Rep. John Lewis, the legendary civil rights leader who helped organize the March on Washington and was later known as the “conscience of Congress,” died Friday at age 80.
The Georgia Democrat announced in December 2019 that he had been diagnosed with Stage 4 pancreatic cancer.
“I have been in some kind of fight ― for freedom, equality, basic human rights ― for nearly my entire life,” Lewis said in a statement at the time. “I have never faced a fight quite like the one I have now.”
Lewis has been on the front lines of the fight for democracy for most of his life. Born on Feb. 21, 1940, to sharecroppers outside of Troy, Alabama, Lewis grew up attending segregated public schools. After watching the activism that sparked the Montgomery bus boycott and hearing the Rev. Martin Luther King Jr.’s words on the radio, Lewis was inspired to join the civil rights movement and fought for voting rights ever since.
As a college student attending Fisk University, Lewis helped organize peaceful sit-in protests at segregated lunch counters in Nashville, Tennessee. At age 21, he volunteered to be a Freedom Rider — one of the activists who risked their lives challenging segregation throughout the South by sitting in seats reserved for white people. (The protest was inspired by Rosa Parks, who refused to give up her bus seat for a white man in Montgomery, Alabama, in 1955.)
Lewis helped found the Student Nonviolent Coordinating Committee and became its chairman during the peak of the civil rights movement from 1963 to 1966. Lewis organized student activism in the movement through SNCC and was eventually considered one of the “Big Six” leaders of the civil rights movement, alongside King.
At 23, Lewis was one of the organizers of and the youngest keynote speaker at the March on Washington in August 1963. He helped launch voter registration drives during the Mississippi Freedom Summer in 1964, yet another example of his determination to bring voting rights to Black people.
Lewis often faced violent consequences for his civil rights leadership. He was repeatedly arrested and beaten by police and angry mobs for challenging Jim Crow segregation in the South and fighting for voting rights.
Alabama state troopers fractured Lewis’ skull in March 1965 while he led more than 600 peaceful demonstrators in a voting rights protest across the Edmund Pettus Bridge in Selma, Alabama, during what became known as Bloody Sunday. Media coverage of the cruelty during Bloody Sunday ― and the subsequent successful Selma march in which Lewis walked alongside King ― helped usher in the passage of the Voting Rights Act that year.
Lewis was elected to the Atlanta City Council in 1981 and to Congress in 1986. He served as House Democrats’ senior chief deputy whip and as a member of the House Ways and Means Committee.
Throughout his congressional career, Lewis fought to enact laws that furthered the civil rights and moral principles that he had championed since he was a young man. He helped campaign for Stacey Abrams, the Democrat who lost the 2018 gubernatorial election in Georgia and has since dedicated her career to fighting for voting rights amid allegations of Black voter suppression in the state.
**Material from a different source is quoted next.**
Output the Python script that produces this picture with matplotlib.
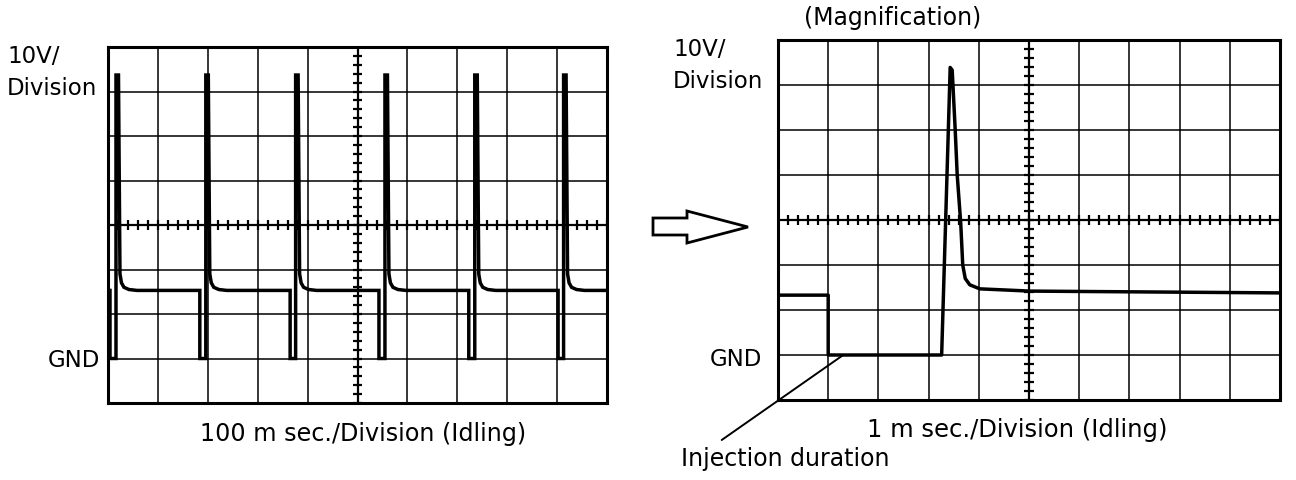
import numpy as np
import matplotlib
matplotlib.use("Agg")
import matplotlib.pyplot as plt
from matplotlib.patches import Polygon

plt.rcParams['font.family'] = ['DejaVu Sans']

# ---------------- data ----------------
# Left scope: 100 ms/div, 10 V/div (times in ms, voltages in V)
left_drop_ms = [4, 184, 365, 543, 723, 902]      # injector switched on (trace falls to GND)
left_rise_ms = [16, 196, 376, 555, 735, 913]     # injector switched off (surge spike)
left_plateau_v = 15.3
left_peak_v = 63.7
# surge tail shape after switch-off: offset (ms) and voltage (V)
tail_dt_ms = [0, 5, 8, 11, 16, 26, 42]
tail_v = [63.7, 63.7, 19.0, 17.0, 16.0, 15.5, 15.3]

# Right scope (magnification): 1 ms/div, 10 V/div
right_t_ms = [0, 1.0, 1.0, 3.26, 3.43, 3.47, 3.53, 3.57, 3.64, 3.68, 3.73, 3.82, 4.02, 5.02, 10.0]
right_v = [13.3, 13.3, 0, 0, 63.9, 63.3, 50.0, 40.0, 29.3, 20.0, 17.0, 15.6, 14.7, 14.2, 13.8]
injection_mark_ms = 1.30

W, H = 1296, 480


def box(x0, y0, x1, y1):
    return [x0 / W, 1 - y1 / H, (x1 - x0) / W, (y1 - y0) / H]


def build_left_trace():
    t = [0.0]
    v = [left_plateau_v]
    for d, r in zip(left_drop_ms, left_rise_ms):
        t += [d, d, r, r]
        v += [left_plateau_v, 0.0, 0.0, left_peak_v]
        for dt, tv in zip(tail_dt_ms, tail_v):
            t.append(r + dt)
            v.append(tv)
    t.append(1000.0)
    v.append(left_plateau_v)
    return t, v


def scope(ax, xmax, major, minor):
    ax.set_xlim(0, xmax)
    ax.set_ylim(-10, 70)
    ax.set_xticks(np.arange(0, xmax + major / 2, major))
    ax.set_yticks(np.arange(-10, 71, 10))
    ax.tick_params(length=0, labelbottom=False, labelleft=False)
    ax.grid(True, color='black', lw=1.1)
    for s in ax.spines.values():
        s.set_linewidth(2.2)
        s.set_color('black')
    cx = xmax / 2
    # graduations on the centre axes
    xt = np.arange(0, xmax + minor / 2, minor)
    ax.vlines(xt, 30 - 1.1, 30 + 1.1, color='black', lw=1.6)
    yt = np.arange(-10, 70.01, 2)
    ax.hlines(yt, cx - minor * 0.5, cx + minor * 0.5, color='black', lw=1.6)
    ax.axhline(30, color='black', lw=1.6)
    ax.axvline(cx, color='black', lw=1.6)


fig = plt.figure(figsize=(12.96, 4.8), dpi=100)

axL = fig.add_axes(box(108, 47, 607, 403))
scope(axL, 1000, 100, 20)
lt, lv = build_left_trace()
axL.plot(lt, lv, color='black', lw=2.5, solid_joinstyle='miter', zorder=5)

axR = fig.add_axes(box(778, 40, 1280, 400))
scope(axR, 10, 1, 0.2)
axR.plot(right_t_ms, right_v, color='black', lw=2.5, zorder=5)

# Injection duration pointer
axR.annotate('', xy=(injection_mark_ms, 0), xycoords='data',
             xytext=(721.7 / W, 1 - 440 / H), textcoords='figure fraction',
             arrowprops=dict(arrowstyle='-', lw=1.4, color='black', shrinkA=0, shrinkB=0),
             annotation_clip=False)


def txt(x, y, s, size, ha='left'):
    fig.text(x / W, 1 - y / H, s, fontsize=size, ha=ha, va='baseline', color='black')


txt(7, 63, '10V/', 16.5)
txt(7, 95, 'Division', 16.5)
txt(100, 367, 'GND', 16.5, ha='right')
txt(363, 441, '100 m sec./Division (Idling)', 17.2, ha='center')

txt(893, 25, '(Magnification)', 17, ha='center')
txt(673, 56, '10V/', 16.5)
txt(673, 88, 'Division', 16.5)
txt(762, 366, 'GND', 16.5, ha='right')
txt(1017, 437, '1 m sec./Division (Idling)', 17.5, ha='center')
txt(681, 466, 'Injection duration', 17)

# Hollow arrow between panels
pts = [(653, 218), (687, 218), (687, 211), (748, 227), (687, 243), (687, 235), (653, 235)]
arrow = Polygon([(x / W, 1 - y / H) for x, y in pts], closed=True, transform=fig.transFigure,
                facecolor='white', edgecolor='black', lw=2.0)
fig.add_artist(arrow)

fig.savefig('out.png', dpi=100)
“I gave a little blood on that bridge in Selma, 53 years ago,” Lewis told a crowd at a rally for Abrams just days before the election. “I’m not asking any of you to give any blood. I’m just asking you to go and vote like you never voted before. We have to vote.”
Lewis was also unfiltered in his criticism of President Donald Trump and refused to attend the 2018 State of the Union address after Trump characterized Haiti and African nations as “shitholes.” The congressman said in May 2019 that if King were alive today, Lewis would tell him that Trump is “a racist” who “doesn’t understand the meaning of your life and the significance of the civil rights movement.”
Lewis was a strong supporter of impeaching Trump on charges of abuse of power and obstruction of Congress, warning that the country he once considered a “beacon of hope” may be “descending into darkness.” Before voting to formally impeach the president in December 2019, Lewis delivered an emotional, fiery speech that alluded to his experiences in Washington that helped define the civil rights movement.
“When you see something that is not right, not just, not fair, you have a moral obligation to say something, do something,” the civil rights icon said. “Our children and their children will ask us: ‘What did you do? What did you say?’”
Lewis held hope for the future of America even through the pandemic and widespread anger over civil rights. As protests erupted nationwide over the police slaying of a Black Minnesota man, George Floyd, Lewis remarked on the sheer scope of the movement.
“I’ve come in contact with people who feel inspired. They’re moved. They’ve just never been along in a protest — they’ve never been in a march before — they decided to march with their children and their grandchildren and great-grandchildren and to walk with them,” he said in June.
“They’re helping to educate and inspire another generation of activists. It’s seeing an effect. There can be no turning back; there can be no giving up.”